Please work out how many lines in the material contain "matplotlib" and give only that figure.

════════════════

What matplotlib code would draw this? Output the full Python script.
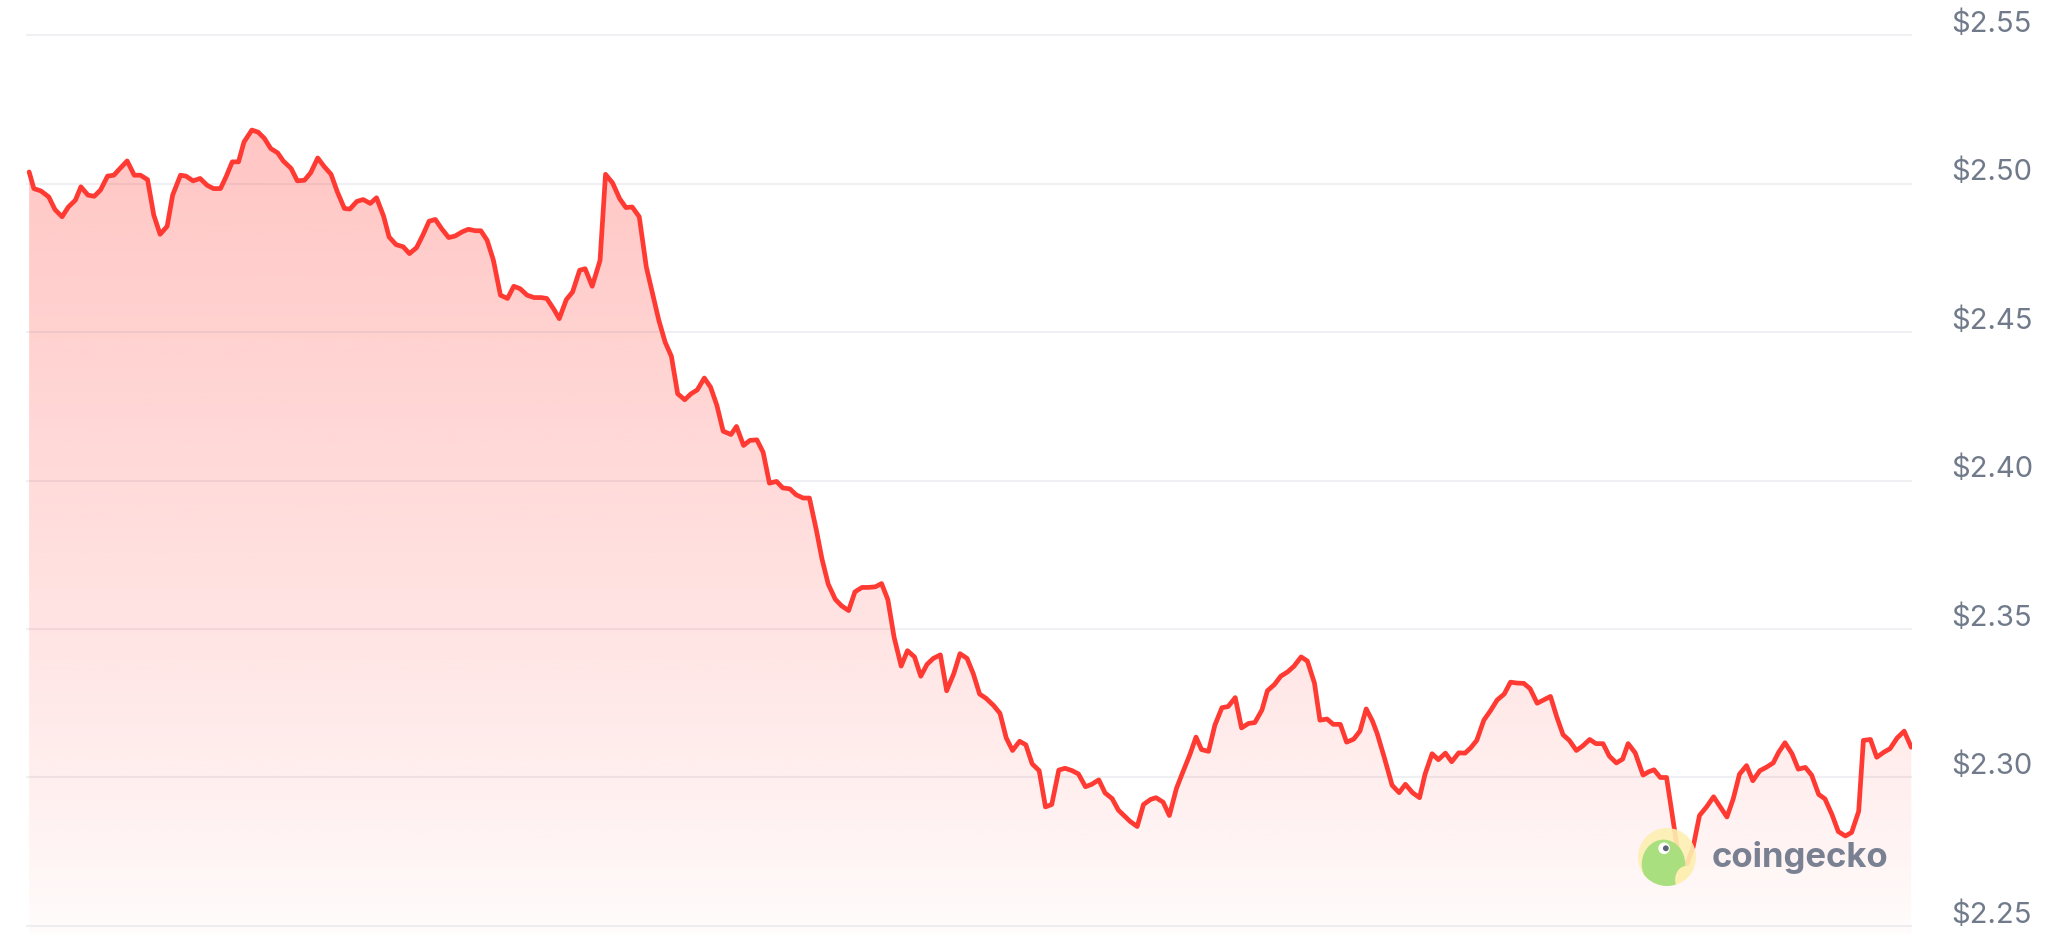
"""Price chart in the CoinGecko style: red line, fading fill, prices on the right."""

import matplotlib
matplotlib.use('Agg')
import matplotlib.pyplot as plt
import numpy as np
from matplotlib.patches import Circle, Ellipse, PathPatch
from matplotlib.transforms import blended_transform_factory, offset_copy

# hours since start of the window, and price in USD
hours = [
    0.00, 0.06, 0.15, 0.25, 0.33, 0.42, 0.50, 0.59, 0.66, 0.75, 0.83, 0.91, 1.00, 1.08,
    1.16, 1.25, 1.34, 1.42, 1.51, 1.59, 1.67, 1.76, 1.83, 1.93, 2.00, 2.09, 2.18, 2.27,
    2.35, 2.44, 2.51, 2.59, 2.67, 2.74, 2.84, 2.92, 3.00, 3.08, 3.17, 3.24, 3.34,
    3.42, 3.51, 3.59, 3.68, 3.76, 3.85, 3.93, 4.02, 4.09, 4.18, 4.26, 4.35, 4.43, 4.52,
    4.59, 4.68, 4.77, 4.85, 4.94, 5.02, 5.10, 5.18, 5.26, 5.35, 5.43, 5.52, 5.60, 5.69,
    5.76, 5.84, 5.92, 6.01, 6.10, 6.18, 6.26, 6.35, 6.44, 6.53, 6.60, 6.69, 6.76, 6.85,
    6.93, 7.02,
    7.09, 7.18, 7.28, 7.35, 7.44, 7.53, 7.61, 7.69, 7.78, 7.87, 7.94, 8.03, 8.11, 8.19,
    8.27, 8.36, 8.44, 8.52, 8.61, 8.69, 8.77, 8.85, 8.95, 9.02, 9.11, 9.19, 9.28, 9.36,
    9.44, 9.53, 9.61, 9.70, 9.78, 9.87, 9.95, 10.04, 10.11, 10.19,
    10.28, 10.36, 10.45, 10.53, 10.62, 10.70, 10.79, 10.87, 10.95, 11.03, 11.12, 11.20,
    11.29, 11.37, 11.45, 11.53, 11.62, 11.70, 11.79, 11.87, 11.96, 12.04, 12.12, 12.20,
    12.30, 12.38, 12.46, 12.54, 12.63, 12.71, 12.79, 12.88, 12.96, 13.04, 13.13, 13.21,
    13.30, 13.38, 13.47, 13.55, 13.64, 13.72, 13.81, 13.89,
    14.04, 14.13, 14.21, 14.30, 14.37, 14.46, 14.54, 14.63, 14.71, 14.80, 14.88, 14.95,
    15.04, 15.12, 15.21, 15.29, 15.38, 15.46, 15.55, 15.63, 15.72, 15.79, 15.88, 15.96,
    16.05, 16.13, 16.22, 16.30, 16.39, 16.46, 16.55, 16.63, 16.72, 16.80, 16.89, 16.97,
    17.05, 17.13, 17.19, 17.28, 17.38, 17.47, 17.55, 17.64, 17.73, 17.80, 17.89, 17.97,
    18.06, 18.14, 18.23, 18.31, 18.38, 18.46, 18.55, 18.64, 18.72, 18.81, 18.89, 18.97,
    19.06, 19.14, 19.23, 19.31, 19.40, 19.48, 19.56, 19.64, 19.73, 19.81, 19.90, 19.98,
    20.07, 20.15, 20.24, 20.32, 20.39, 20.48,
    20.58, 20.65, 20.72, 20.80, 20.88, 21.05, 21.14, 21.22, 21.30, 21.39, 21.48, 21.56,
    21.65, 21.73, 21.81, 21.90, 21.98, 22.07, 22.15, 22.24, 22.31, 22.39, 22.48, 22.56,
    22.65, 22.73, 22.82, 22.90, 22.99, 23.07, 23.16, 23.24, 23.33, 23.39, 23.48, 23.56,
    23.65, 23.73, 23.82, 23.91, 24.00,
]
price = [
    2.5039, 2.4983, 2.4975, 2.4955, 2.4912, 2.4888, 2.4921, 2.4944, 2.4989, 2.4961, 2.4957,
    2.4978, 2.5025, 2.5028, 2.5051, 2.5076, 2.5028, 2.5028, 2.5013, 2.4893, 2.4829, 2.4856,
    2.4961, 2.5028, 2.5025, 2.5009, 2.5017, 2.4994, 2.4983, 2.4983, 2.5022, 2.5073, 2.5073,
    2.5140, 2.5180, 2.5173, 2.5152, 2.5118, 2.5103, 2.5076, 2.5051,
    2.5009, 2.5011, 2.5036, 2.5086, 2.5058, 2.5031, 2.4972, 2.4916, 2.4914, 2.4940, 2.4946,
    2.4933, 2.4952, 2.4890, 2.4820, 2.4794, 2.4787, 2.4764, 2.4784, 2.4826, 2.4873, 2.4879,
    2.4848, 2.4818, 2.4823, 2.4837, 2.4846, 2.4841, 2.4841, 2.4809, 2.4742, 2.4624, 2.4613,
    2.4654, 2.4646, 2.4624, 2.4616, 2.4616, 2.4613, 2.4577, 2.4545, 2.4609, 2.4635, 2.4708,
    2.4713, 2.4654, 2.4741, 2.5031, 2.5002, 2.4949, 2.4919, 2.4921, 2.4888, 2.4719, 2.4640,
    2.4539, 2.4466, 2.4418, 2.4292, 2.4272, 2.4292, 2.4305, 2.4345, 2.4314, 2.4253, 2.4166,
    2.4155, 2.4182, 2.4118, 2.4135, 2.4137, 2.4095, 2.3991, 2.3997, 2.3975, 2.3972, 2.3952,
    2.3941, 2.3941, 2.3831, 2.3736, 2.3651,
    2.3600, 2.3578, 2.3562, 2.3625, 2.3640, 2.3640, 2.3642, 2.3653, 2.3599, 2.3472, 2.3375,
    2.3427, 2.3406, 2.3341, 2.3381, 2.3401, 2.3413, 2.3292, 2.3349, 2.3417, 2.3401, 2.3349,
    2.3281, 2.3267, 2.3242, 2.3216, 2.3133, 2.3091, 2.3122, 2.3110, 2.3046, 2.3023, 2.2901,
    2.2909, 2.3025, 2.3031, 2.3023, 2.3012, 2.2969, 2.2977, 2.2992, 2.2948, 2.2929, 2.2890,
    2.2852, 2.2835, 2.2909, 2.2926, 2.2932, 2.2917, 2.2872, 2.2963, 2.3017, 2.3076, 2.3136,
    2.3094, 2.3088, 2.3176, 2.3235, 2.3239, 2.3269, 2.3167, 2.3182, 2.3185, 2.3227, 2.3292,
    2.3313, 2.3341, 2.3356, 2.3375, 2.3406, 2.3392, 2.3318, 2.3193, 2.3197, 2.3179, 2.3179,
    2.3119, 2.3129, 2.3156, 2.3231, 2.3190, 2.3148, 2.3068, 2.2974, 2.2949, 2.2977, 2.2949,
    2.2932, 2.3011, 2.3080, 2.3060, 2.3082, 2.3053, 2.3083, 2.3082, 2.3099, 2.3125, 2.3193,
    2.3227, 2.3261, 2.3281, 2.3321, 2.3318, 2.3317, 2.3299, 2.3250, 2.3261, 2.3273, 2.3204,
    2.3144, 2.3125, 2.3091, 2.3106, 2.3128, 2.3114, 2.3114, 2.3072, 2.3049, 2.3062, 2.3114,
    2.3083,
    2.3008, 2.3019, 2.3026, 2.3000, 2.3000, 2.2705, 2.2708, 2.2767, 2.2872, 2.2901, 2.2935,
    2.2903, 2.2867, 2.2928, 2.3011, 2.3040, 2.2989, 2.3023, 2.3034, 2.3049, 2.3085, 2.3117,
    2.3080, 2.3028, 2.3034, 2.3008, 2.2943, 2.2928, 2.2875, 2.2818, 2.2803, 2.2815, 2.2886,
    2.3125, 2.3128, 2.3068, 2.3085, 2.3097, 2.3133, 2.3156, 2.3102,
]

tick_values = [2.25, 2.30, 2.35, 2.40, 2.45, 2.50, 2.55]
tick_labels = ['$2.25', '$2.30', '$2.35', '$2.40', '$2.45', '$2.50', '$2.55']

RED = '#ff3a33'
GRID = '#eef0f3'
LABEL = '#707a8a'

plt.rcParams['font.family'] = ['Inter', 'DejaVu Sans']

fig = plt.figure(figsize=(20.62, 9.34), dpi=100)
ax = fig.add_axes([0.01261, 0.0, 0.91465, 0.9679])
ymin, ymax = 2.2473, 2.5517
ax.set_xlim(-0.04, 24.01)
ax.set_ylim(ymin, ymax)
ax.axis('off')

for v in tick_values:
    ax.axhline(v, color=GRID, lw=1.5, zorder=1)

# vertical red gradient, clipped to the area under the line
top = max(price)
t = np.linspace(0, 1, 256)[:, None]
grad = np.zeros((256, 1, 4))
grad[..., 0] = 1.0
grad[..., 1] = 58 / 255
grad[..., 2] = 51 / 255
grad[..., 3] = 0.015 + 0.275 * t ** 0.85
im = ax.imshow(grad, extent=[hours[0], hours[-1], ymin, top], origin='lower',
               aspect='auto', interpolation='bilinear', zorder=2)
fill = ax.fill_between(hours, price, ymin, color='none', lw=0)
clip = PathPatch(fill.get_paths()[0], transform=ax.transData, fc='none', ec='none')
ax.add_patch(clip)
im.set_clip_path(clip)

ax.plot(hours, price, color=RED, lw=3.4, solid_joinstyle='round', solid_capstyle='round',
        zorder=3)

trans = offset_copy(blended_transform_factory(ax.transAxes, ax.transData), fig=fig, y=8, units='points')
for v, lab in zip(tick_values, tick_labels):
    ax.text(1.0207, v, lab.replace('$', '\\$'), transform=trans, ha='left', va='center',
            fontsize=21, color=LABEL, clip_on=False)

# watermark
lax = fig.add_axes([1638 / 2062, 48 / 934, 58 / 2062, 58 / 934])
lax.set_xlim(-1, 1)
lax.set_ylim(-1, 1)
lax.set_aspect('equal')
lax.axis('off')
ring = Circle((0, 0), 1, fc='#fdefb2', ec='none', alpha=0.9)
lax.add_patch(ring)
body = Ellipse((-0.12, -0.25), 1.5, 1.7, fc='#a6df7c', ec='none', alpha=0.95)
lax.add_patch(body)
body.set_clip_path(ring)
notch = Ellipse((0.68, -0.78), 0.8, 0.95, fc='#fdefb2', ec='none')
lax.add_patch(notch)
notch.set_clip_path(ring)
lax.add_patch(Circle((-0.1, 0.3), 0.2, fc='white', ec='none'))
lax.add_patch(Circle((-0.04, 0.3), 0.1, fc='#5b6474', ec='none'))

fig.text(1712 / 2062, 1 - 858 / 934, 'coingecko', ha='left', va='center', fontsize=25,
         fontweight='bold', color='#6b7487', alpha=0.9)

fig.savefig('out.png', dpi=100, facecolor='white')
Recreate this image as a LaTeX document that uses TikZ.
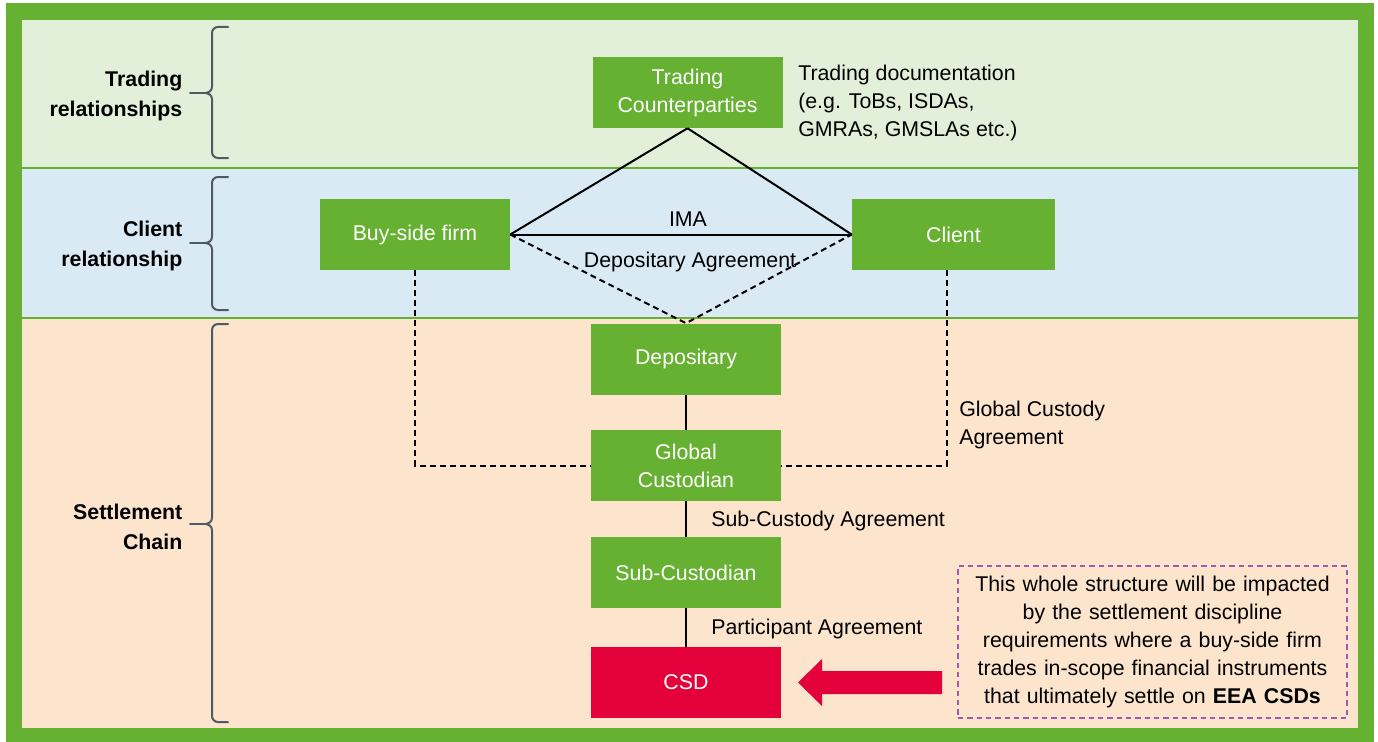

════════════════

*RESPONSE TO THE EXERCISE*
6